Home Forums Database Design Relational Theory A simple example which, after 15 years of relational design work, still breaks my brain - phone numbers RE: A simple example which, after 15 years of relational design work, still breaks my brain - phone numbers

  • Jeff Moden - Thursday, December 7, 2017 7:25 PM

    Thank you for the explanation.  I appreciate it.

    I don't know much about taxes for "Down Under" but in the U.S.A., taxes and the like are usually applied to the total value of the invoice rather than for each item on the invoice.  In such a case, I'd store the taxes on separate lines.  In other words, I build the invoice table in an EAV fashion where each amount listed on the invoice lives in a separate row in the table.  Any taxes or fees also live on their own rows.  So, for me, your example doesn't provide justification for listing multiple phone numbers on the same row of data. 

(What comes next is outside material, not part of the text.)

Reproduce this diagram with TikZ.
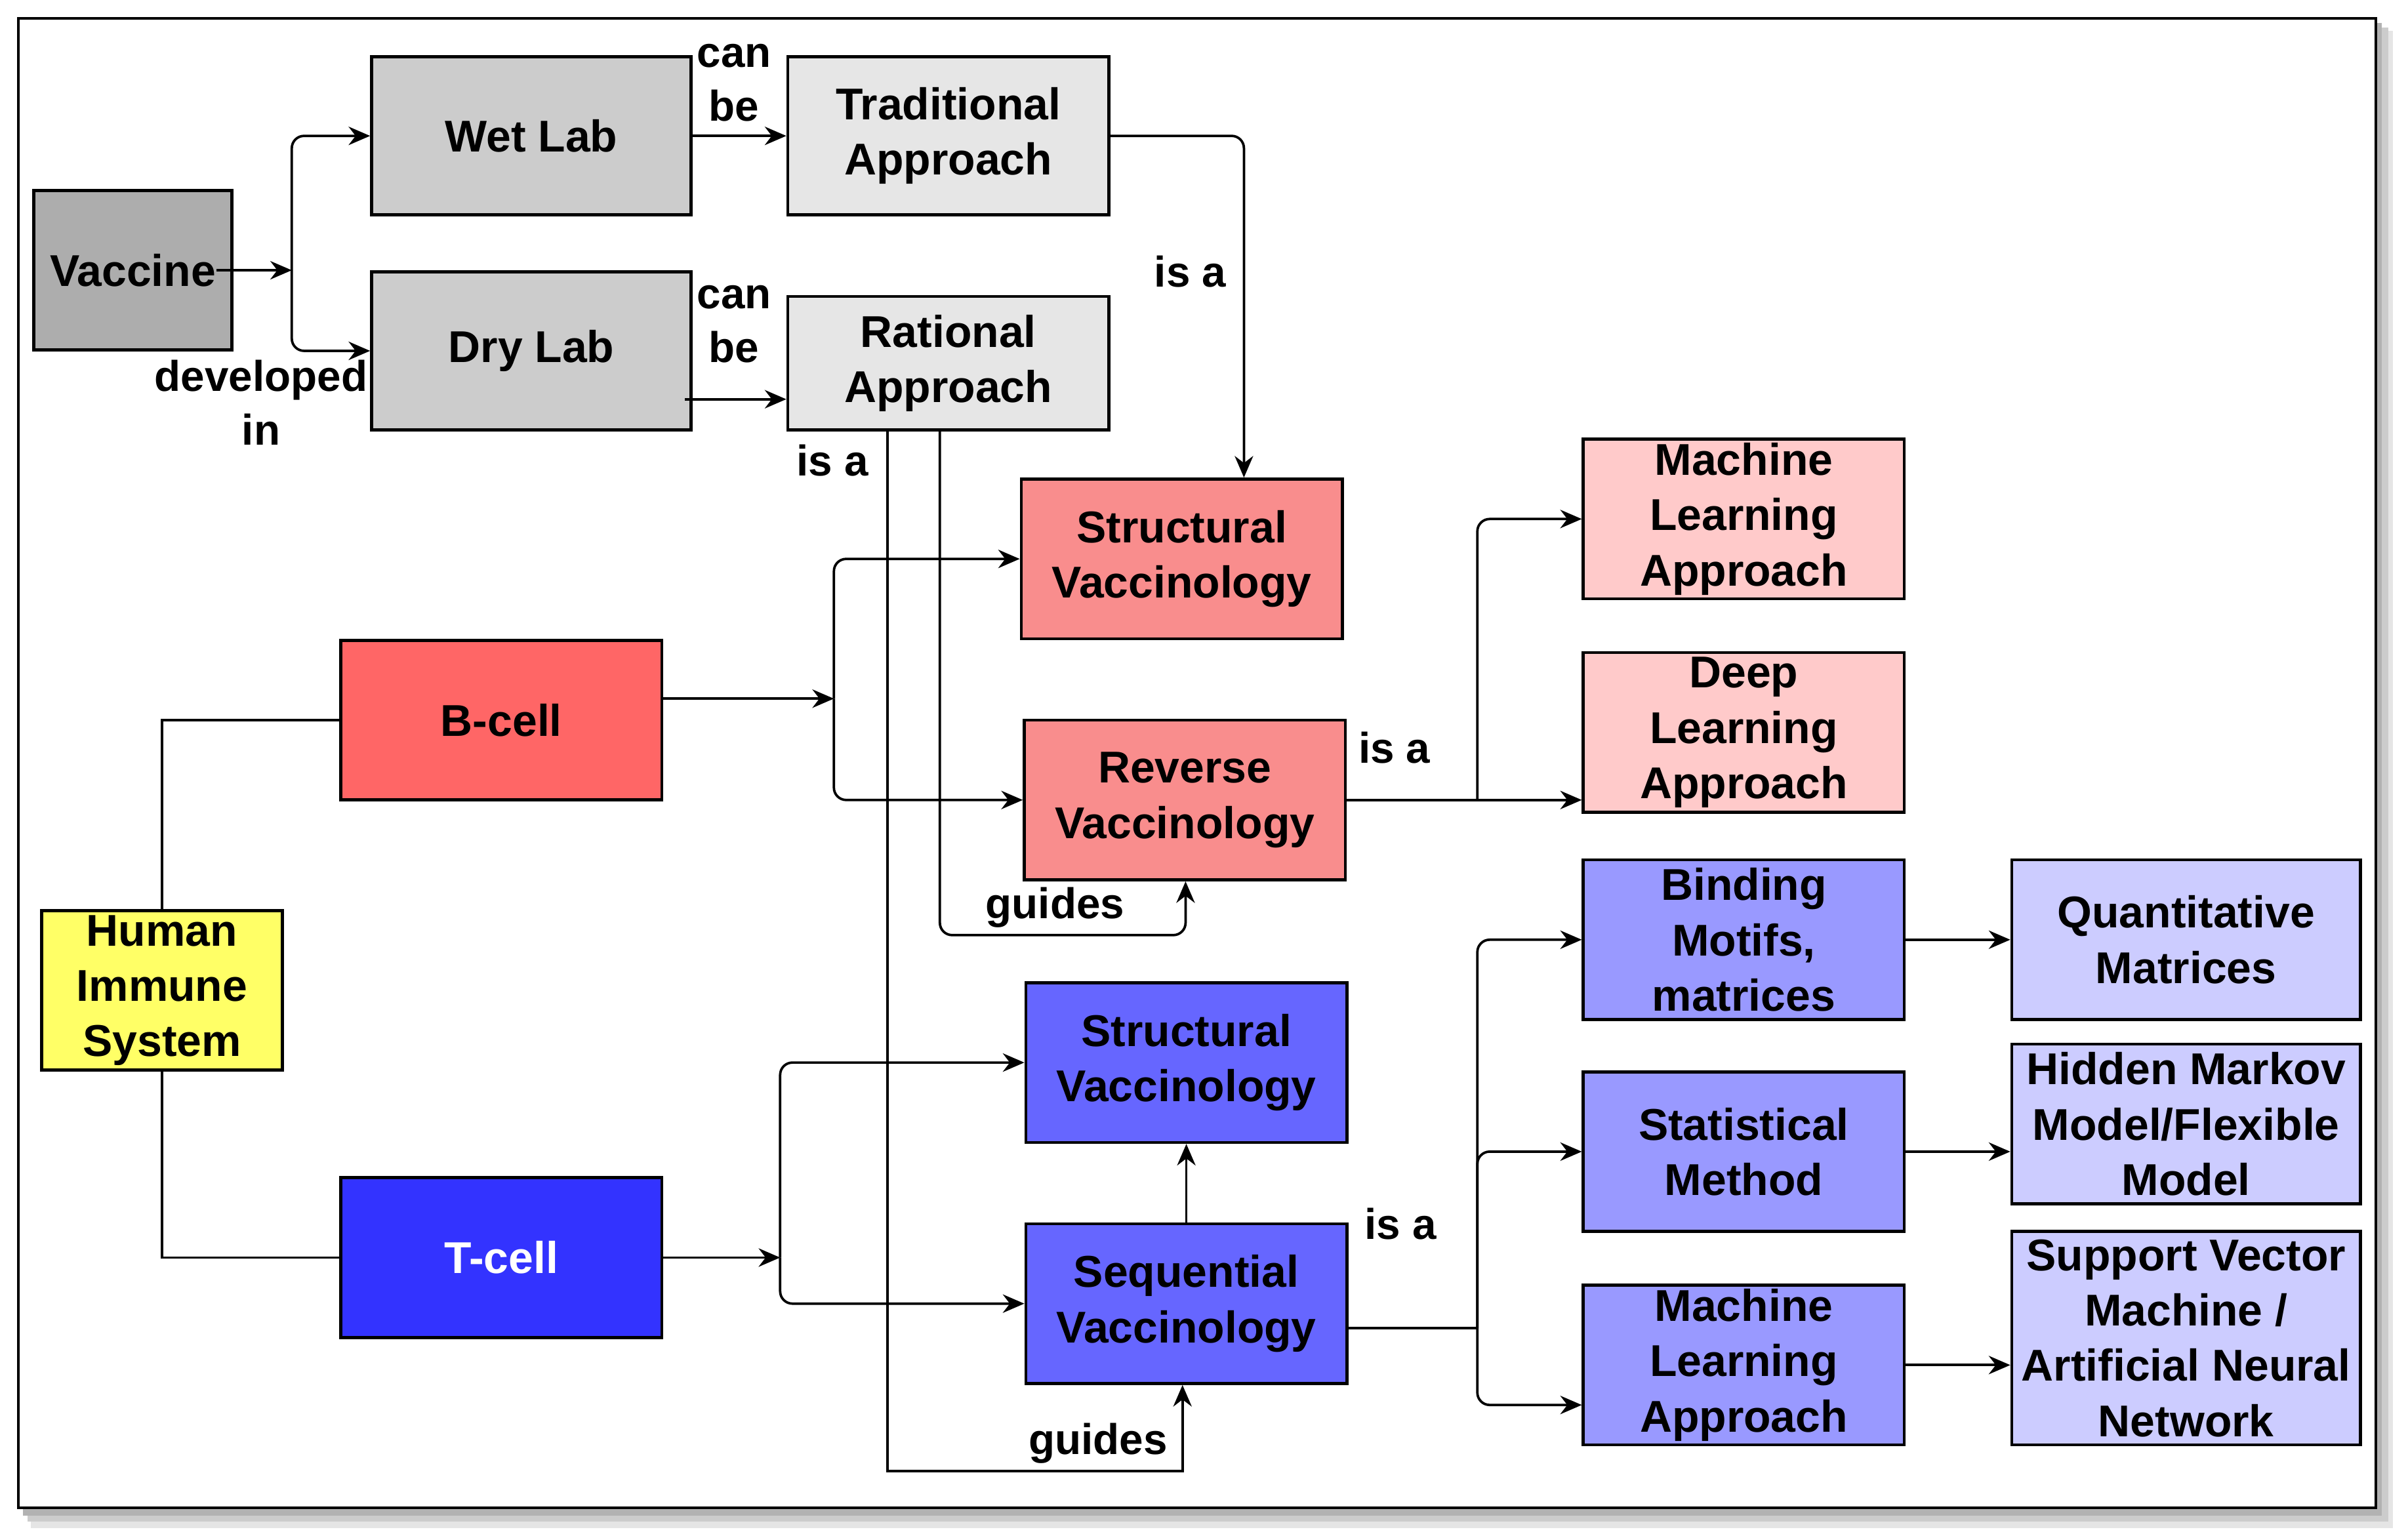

    That shouldn't be taken as a point of contention between you and I.  I'm just explaining the thought process that I have that justifies the use of a separate phone number table (one of the people that I work for has ~20 phone numbers).  Think of the row that identifies the individual or company as the "invoice header" table and the phone number table as the "invoice detail" table.

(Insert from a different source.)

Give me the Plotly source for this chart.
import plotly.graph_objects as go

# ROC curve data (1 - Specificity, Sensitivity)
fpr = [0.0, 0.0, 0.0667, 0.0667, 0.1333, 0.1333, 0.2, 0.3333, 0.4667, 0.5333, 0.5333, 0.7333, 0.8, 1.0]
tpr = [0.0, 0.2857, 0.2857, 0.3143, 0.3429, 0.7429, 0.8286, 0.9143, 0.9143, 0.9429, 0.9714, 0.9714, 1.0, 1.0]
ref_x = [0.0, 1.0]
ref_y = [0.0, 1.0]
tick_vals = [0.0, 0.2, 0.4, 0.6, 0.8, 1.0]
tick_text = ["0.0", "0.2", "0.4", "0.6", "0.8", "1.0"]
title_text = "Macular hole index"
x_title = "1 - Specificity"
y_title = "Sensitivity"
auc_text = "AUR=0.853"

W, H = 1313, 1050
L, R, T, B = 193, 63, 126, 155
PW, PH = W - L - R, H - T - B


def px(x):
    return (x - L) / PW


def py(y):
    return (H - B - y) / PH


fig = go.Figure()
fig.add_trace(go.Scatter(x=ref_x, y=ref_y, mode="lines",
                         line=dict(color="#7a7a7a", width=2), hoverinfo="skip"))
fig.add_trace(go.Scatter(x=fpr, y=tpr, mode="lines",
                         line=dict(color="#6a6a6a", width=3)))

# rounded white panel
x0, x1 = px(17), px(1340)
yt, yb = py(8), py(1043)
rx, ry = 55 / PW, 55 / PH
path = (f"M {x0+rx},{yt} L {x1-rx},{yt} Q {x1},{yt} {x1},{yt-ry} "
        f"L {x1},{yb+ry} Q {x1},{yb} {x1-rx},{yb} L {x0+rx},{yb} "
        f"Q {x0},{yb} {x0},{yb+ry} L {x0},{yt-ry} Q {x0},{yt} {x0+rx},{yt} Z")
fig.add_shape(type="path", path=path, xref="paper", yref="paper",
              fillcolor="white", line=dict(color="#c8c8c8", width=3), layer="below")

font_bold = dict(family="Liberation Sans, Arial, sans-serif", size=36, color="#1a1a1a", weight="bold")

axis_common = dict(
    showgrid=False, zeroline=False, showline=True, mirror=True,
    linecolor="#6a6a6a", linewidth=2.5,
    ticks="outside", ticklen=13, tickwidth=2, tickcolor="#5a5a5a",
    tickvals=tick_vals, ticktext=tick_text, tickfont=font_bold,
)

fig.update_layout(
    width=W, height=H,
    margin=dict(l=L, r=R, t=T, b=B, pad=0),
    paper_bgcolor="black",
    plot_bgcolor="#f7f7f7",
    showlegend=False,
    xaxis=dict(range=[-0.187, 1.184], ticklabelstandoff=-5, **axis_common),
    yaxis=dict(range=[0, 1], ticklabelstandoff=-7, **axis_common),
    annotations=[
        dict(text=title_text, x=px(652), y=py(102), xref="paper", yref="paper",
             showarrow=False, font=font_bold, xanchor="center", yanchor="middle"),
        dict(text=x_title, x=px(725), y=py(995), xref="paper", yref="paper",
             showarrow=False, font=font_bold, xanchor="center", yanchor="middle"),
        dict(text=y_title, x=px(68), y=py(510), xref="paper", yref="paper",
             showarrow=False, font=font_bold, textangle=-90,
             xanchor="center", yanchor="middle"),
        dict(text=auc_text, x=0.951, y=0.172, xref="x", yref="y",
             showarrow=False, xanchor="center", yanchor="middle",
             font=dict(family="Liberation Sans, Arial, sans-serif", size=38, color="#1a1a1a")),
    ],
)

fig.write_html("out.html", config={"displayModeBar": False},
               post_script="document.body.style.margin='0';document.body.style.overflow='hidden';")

    I also do the same with addresses because even individuals can have more than one physical address and more than one shipping address (for example) and they can be temporally sensitive.  The same also holds true for email addresses and many other attributes of an individual, even including names.

    Yep, I tend to agree with your reasoning.

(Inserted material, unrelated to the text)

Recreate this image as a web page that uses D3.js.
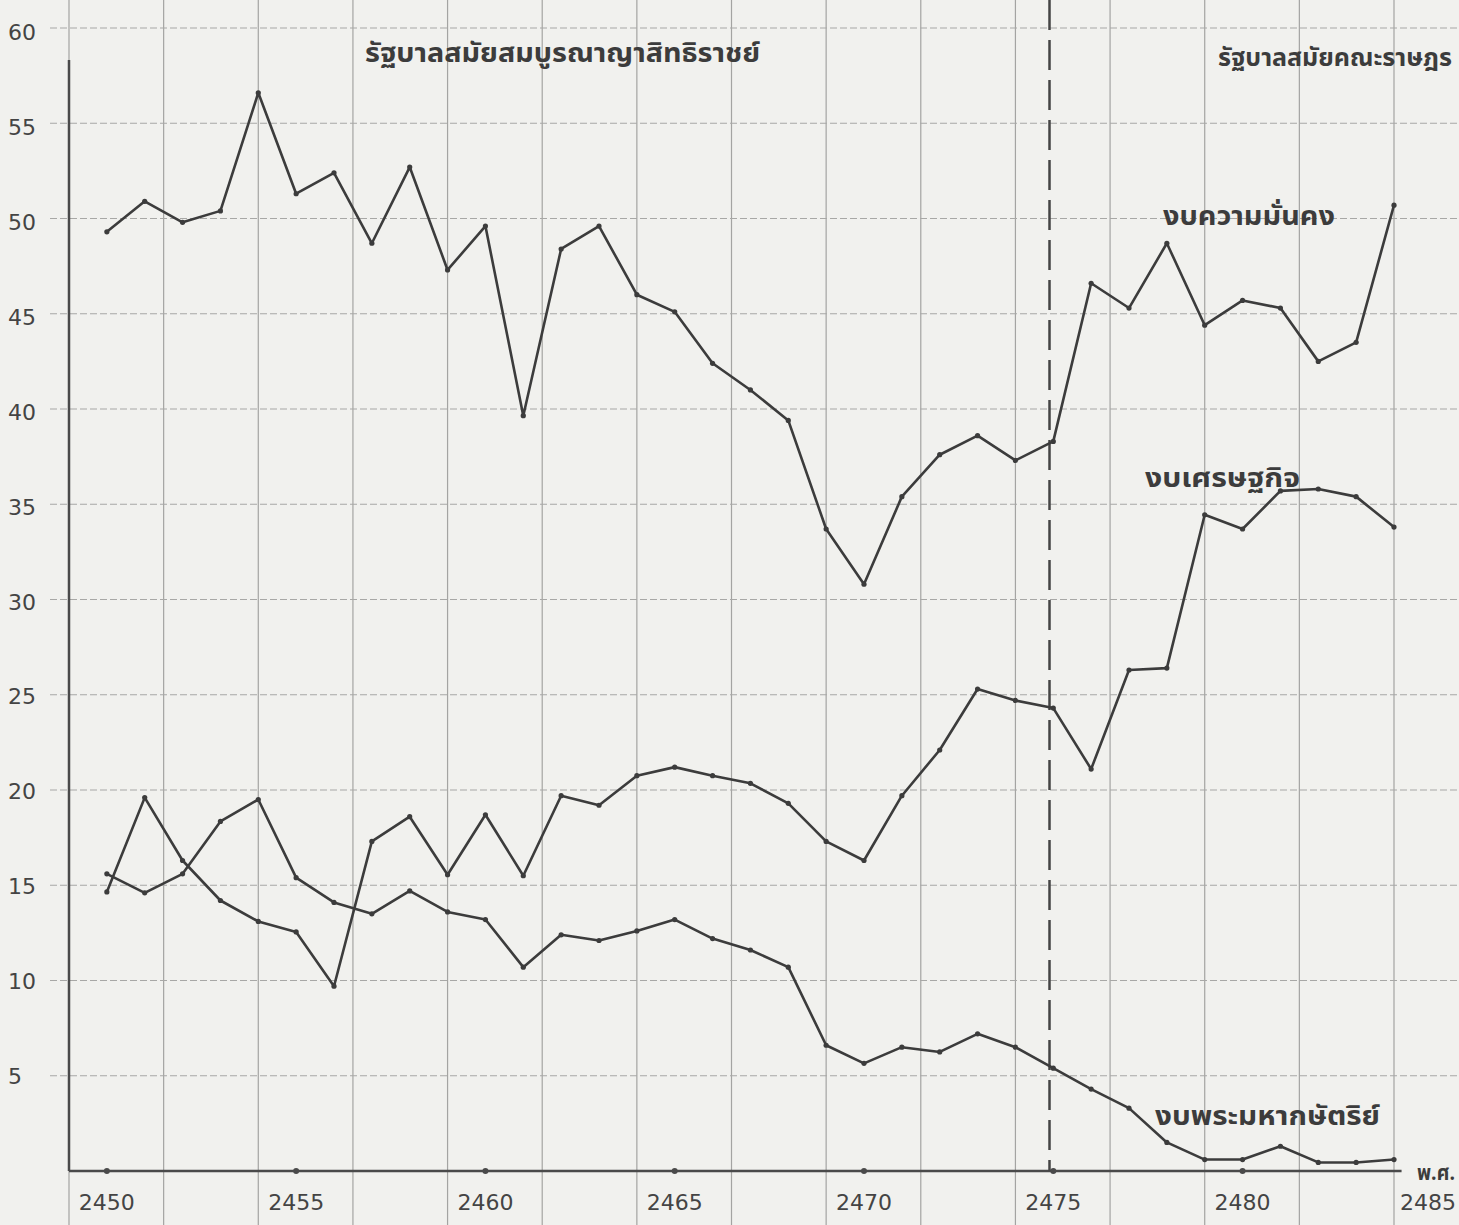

    What I usually end up with in this domain is a set of tables representing different contact protocols (phone numbers, email addresses and url's) which are subtypes of a more general contact point, and I associate contacts with sets of contact points. But that's normally a result of cardinality concerns: If a person can have more than one home phone number (for example), it becomes quite clear that at least distinct home phone numbers must be distinct rows, not distinct columns. This then renders the domain ambiguities somewhat moot. That's why I wanted to restrict the hypothetical example to one in which there is just the one home phone number, mobile, etc. It's certainly an artificial restriction in most cases, but it does sharpen the point. 

    A lot of systems I've seen do in fact model different phone numbers as different columns. Right now I'm thinking of Dynamics CRM, where a contact is composed of columns like phone1, phone2, address1_line1, address1_line2, address2_line1, etc. This, to me, is just obviously wrong. But there are certainly cases where things aren't nearly so clear!